The oddest part of this legislation is that the FBI, the CIA, the director of national intelligence, the Pentagon and the attorney general didn’t support it. FBI Director Robert Mueller said he feared the bill would actually impede the bureau’s ability to investigate terrorism because it would be harder to win cooperation from suspects held by the military. “The possibility looms that we will lose opportunities to obtain cooperation from the persons in the past that we’ve been fairly successful in gaining,” he told Congress.

But it passed anyway. And I suspect it passed because the corporations, seeing the unrest in the streets, knowing that things are about to get much worse, worrying that the Occupy movement will expand, do not trust the police to protect them.

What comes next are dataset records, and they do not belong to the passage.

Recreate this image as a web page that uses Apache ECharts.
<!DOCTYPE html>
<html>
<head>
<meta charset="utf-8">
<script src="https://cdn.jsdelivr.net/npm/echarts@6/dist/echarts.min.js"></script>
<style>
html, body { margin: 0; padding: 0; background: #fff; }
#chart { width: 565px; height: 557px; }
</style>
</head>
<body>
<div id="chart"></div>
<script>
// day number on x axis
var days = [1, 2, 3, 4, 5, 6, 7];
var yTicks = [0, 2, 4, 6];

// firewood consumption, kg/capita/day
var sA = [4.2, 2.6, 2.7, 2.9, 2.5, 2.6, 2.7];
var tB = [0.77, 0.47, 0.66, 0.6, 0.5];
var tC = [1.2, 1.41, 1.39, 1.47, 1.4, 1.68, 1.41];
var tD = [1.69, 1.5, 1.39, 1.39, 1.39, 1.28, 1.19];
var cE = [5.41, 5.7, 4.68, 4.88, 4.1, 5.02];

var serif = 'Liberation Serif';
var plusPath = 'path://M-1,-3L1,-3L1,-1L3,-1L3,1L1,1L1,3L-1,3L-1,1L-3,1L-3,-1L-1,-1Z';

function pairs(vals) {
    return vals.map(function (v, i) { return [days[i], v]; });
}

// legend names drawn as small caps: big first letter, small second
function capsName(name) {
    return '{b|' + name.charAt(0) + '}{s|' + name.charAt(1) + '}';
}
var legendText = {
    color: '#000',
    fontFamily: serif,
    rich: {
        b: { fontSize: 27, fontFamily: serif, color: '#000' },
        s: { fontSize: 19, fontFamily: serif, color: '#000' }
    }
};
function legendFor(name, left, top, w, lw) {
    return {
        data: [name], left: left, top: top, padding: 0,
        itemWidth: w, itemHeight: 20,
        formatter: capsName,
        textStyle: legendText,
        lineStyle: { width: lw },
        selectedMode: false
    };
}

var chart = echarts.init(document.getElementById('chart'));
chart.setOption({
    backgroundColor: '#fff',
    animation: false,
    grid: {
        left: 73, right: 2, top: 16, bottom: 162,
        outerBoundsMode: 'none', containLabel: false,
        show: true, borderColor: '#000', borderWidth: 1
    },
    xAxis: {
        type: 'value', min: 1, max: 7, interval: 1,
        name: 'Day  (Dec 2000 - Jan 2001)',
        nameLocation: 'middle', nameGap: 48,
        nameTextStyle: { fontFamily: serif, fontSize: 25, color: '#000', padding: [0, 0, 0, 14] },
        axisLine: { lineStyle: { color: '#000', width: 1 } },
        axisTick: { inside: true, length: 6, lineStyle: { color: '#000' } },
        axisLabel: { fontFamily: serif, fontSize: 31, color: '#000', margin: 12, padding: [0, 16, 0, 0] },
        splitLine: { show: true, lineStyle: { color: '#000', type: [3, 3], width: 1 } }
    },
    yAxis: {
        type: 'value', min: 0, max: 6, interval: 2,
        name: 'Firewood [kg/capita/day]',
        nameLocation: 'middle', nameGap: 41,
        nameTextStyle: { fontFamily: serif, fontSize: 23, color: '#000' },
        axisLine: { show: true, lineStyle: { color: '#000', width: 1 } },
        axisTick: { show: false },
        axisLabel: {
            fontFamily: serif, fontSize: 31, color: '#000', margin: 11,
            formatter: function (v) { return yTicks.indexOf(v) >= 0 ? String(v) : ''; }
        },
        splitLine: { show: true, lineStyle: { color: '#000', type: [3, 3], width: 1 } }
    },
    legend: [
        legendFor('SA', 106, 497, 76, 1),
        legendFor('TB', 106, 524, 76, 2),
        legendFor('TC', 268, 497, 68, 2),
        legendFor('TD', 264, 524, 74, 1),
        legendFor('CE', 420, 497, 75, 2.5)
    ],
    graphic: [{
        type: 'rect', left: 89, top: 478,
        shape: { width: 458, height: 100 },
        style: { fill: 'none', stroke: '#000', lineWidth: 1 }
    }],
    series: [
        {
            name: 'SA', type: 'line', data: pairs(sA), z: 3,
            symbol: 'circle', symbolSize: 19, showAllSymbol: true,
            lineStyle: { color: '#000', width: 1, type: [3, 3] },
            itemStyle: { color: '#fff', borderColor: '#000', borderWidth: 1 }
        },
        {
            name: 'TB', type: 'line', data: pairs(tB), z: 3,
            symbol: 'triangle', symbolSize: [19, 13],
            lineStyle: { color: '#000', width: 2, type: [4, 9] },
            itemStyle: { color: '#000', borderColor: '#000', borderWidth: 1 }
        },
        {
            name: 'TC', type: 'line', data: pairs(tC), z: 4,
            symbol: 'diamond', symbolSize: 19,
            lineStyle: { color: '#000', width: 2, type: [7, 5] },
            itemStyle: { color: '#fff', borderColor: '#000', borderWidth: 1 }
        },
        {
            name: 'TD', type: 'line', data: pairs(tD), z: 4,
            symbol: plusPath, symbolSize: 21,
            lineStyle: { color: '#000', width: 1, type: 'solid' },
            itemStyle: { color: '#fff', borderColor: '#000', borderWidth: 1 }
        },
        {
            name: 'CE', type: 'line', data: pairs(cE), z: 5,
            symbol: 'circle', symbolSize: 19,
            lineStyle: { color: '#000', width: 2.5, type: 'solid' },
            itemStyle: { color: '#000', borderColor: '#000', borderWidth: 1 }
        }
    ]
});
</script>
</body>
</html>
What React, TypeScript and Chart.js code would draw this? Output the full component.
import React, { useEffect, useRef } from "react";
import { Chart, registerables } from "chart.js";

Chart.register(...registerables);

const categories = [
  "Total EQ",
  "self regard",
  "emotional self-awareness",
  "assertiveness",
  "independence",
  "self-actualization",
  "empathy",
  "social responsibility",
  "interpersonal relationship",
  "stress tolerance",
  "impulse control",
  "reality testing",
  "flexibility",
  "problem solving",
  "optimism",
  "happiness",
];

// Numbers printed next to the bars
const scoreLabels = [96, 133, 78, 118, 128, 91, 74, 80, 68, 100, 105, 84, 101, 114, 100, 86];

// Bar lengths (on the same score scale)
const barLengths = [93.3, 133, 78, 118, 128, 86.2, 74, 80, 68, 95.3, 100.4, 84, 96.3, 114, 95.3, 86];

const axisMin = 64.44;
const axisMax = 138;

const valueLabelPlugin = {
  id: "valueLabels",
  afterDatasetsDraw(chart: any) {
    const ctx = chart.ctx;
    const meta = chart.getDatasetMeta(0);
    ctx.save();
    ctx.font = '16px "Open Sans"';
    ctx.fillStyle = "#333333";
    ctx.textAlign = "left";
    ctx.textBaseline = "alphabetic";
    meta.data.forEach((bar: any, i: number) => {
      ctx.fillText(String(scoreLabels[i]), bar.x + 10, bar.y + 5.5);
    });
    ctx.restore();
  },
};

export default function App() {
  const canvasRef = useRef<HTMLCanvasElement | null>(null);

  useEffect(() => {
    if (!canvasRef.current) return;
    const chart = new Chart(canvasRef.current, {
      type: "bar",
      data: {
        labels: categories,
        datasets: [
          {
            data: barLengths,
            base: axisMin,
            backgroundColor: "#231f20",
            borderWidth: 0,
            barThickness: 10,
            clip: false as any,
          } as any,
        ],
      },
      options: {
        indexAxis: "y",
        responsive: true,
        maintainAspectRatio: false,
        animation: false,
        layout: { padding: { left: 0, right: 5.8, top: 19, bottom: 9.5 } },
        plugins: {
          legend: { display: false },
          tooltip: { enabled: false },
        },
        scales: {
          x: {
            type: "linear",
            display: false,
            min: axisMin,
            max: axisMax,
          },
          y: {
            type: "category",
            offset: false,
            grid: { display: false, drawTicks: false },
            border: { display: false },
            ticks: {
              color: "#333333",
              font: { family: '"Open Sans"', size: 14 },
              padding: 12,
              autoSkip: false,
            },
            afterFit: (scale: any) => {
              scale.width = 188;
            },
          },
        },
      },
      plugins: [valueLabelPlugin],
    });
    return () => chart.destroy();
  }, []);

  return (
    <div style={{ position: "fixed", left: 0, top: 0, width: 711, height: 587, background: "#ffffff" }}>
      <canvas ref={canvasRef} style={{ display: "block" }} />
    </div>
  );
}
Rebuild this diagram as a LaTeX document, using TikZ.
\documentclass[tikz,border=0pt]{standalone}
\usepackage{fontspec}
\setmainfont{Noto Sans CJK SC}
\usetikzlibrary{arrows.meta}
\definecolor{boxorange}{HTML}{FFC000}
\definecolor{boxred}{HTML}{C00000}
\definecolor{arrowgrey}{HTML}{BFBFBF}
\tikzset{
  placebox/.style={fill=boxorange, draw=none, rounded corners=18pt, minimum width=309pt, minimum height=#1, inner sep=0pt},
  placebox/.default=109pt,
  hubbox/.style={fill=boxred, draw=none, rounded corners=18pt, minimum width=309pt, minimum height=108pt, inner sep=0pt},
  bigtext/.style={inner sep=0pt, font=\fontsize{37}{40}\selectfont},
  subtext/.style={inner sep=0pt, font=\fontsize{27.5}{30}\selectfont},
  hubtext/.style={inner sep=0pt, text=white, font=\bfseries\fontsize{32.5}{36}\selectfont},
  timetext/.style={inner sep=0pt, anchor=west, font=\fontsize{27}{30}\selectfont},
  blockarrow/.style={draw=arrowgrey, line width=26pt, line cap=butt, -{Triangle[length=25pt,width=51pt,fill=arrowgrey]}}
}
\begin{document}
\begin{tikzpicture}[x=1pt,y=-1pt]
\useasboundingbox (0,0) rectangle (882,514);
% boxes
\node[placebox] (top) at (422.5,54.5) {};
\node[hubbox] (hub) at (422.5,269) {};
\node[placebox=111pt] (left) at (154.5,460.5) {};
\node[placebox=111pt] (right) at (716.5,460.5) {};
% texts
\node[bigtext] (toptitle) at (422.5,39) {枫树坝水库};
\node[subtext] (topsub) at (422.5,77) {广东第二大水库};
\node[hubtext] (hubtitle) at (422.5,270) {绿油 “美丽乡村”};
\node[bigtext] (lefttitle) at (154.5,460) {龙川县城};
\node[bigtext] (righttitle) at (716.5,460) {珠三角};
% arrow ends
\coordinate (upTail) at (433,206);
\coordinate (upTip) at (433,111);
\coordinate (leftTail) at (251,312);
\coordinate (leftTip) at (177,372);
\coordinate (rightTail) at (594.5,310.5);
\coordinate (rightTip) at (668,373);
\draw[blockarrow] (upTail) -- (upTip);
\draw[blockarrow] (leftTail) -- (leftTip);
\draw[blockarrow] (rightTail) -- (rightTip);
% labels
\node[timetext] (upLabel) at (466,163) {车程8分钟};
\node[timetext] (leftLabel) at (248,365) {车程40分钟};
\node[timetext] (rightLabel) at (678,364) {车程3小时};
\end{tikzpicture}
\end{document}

They want to be able to call in the Army. And now they can.

Repealing the Bill of Rights

UPDATE:

Ironically, on the anniversary of the adoption of the Bill of Rights 220 years ago, the U.S. Senate voted FOR a bill which authorizes the Military to arrest and detain anyone, American or foreign, military or civilian, on U.S. soil or overseas, and hold them indefinitely without trial, without formal charges and without access to legal counsel.

For all practical purposes and applications the sum and substance of the Bill of Rights has been repealed by Congressional action and the President’s complicity.

It is argued that we can trust that the military under Presidential oversight will exercise this power judiciously. So instead of constitutional protection we are to rely upon a President’s goodwill.

This is done because, it is argued, it is militarily necessary to fight terror. It was also claimed that the King’s actions in the American colonies were necessary at the commencement of the American Revolution. An English ally of our founding fathers, William Pitt, replied, “Necessity is the plea of every infringement of human freedom. It is the argument of tyrants, it is the creed of slaves”.

If we accept this with resignation, we do not deserve the freedoms which our forefathers have left us.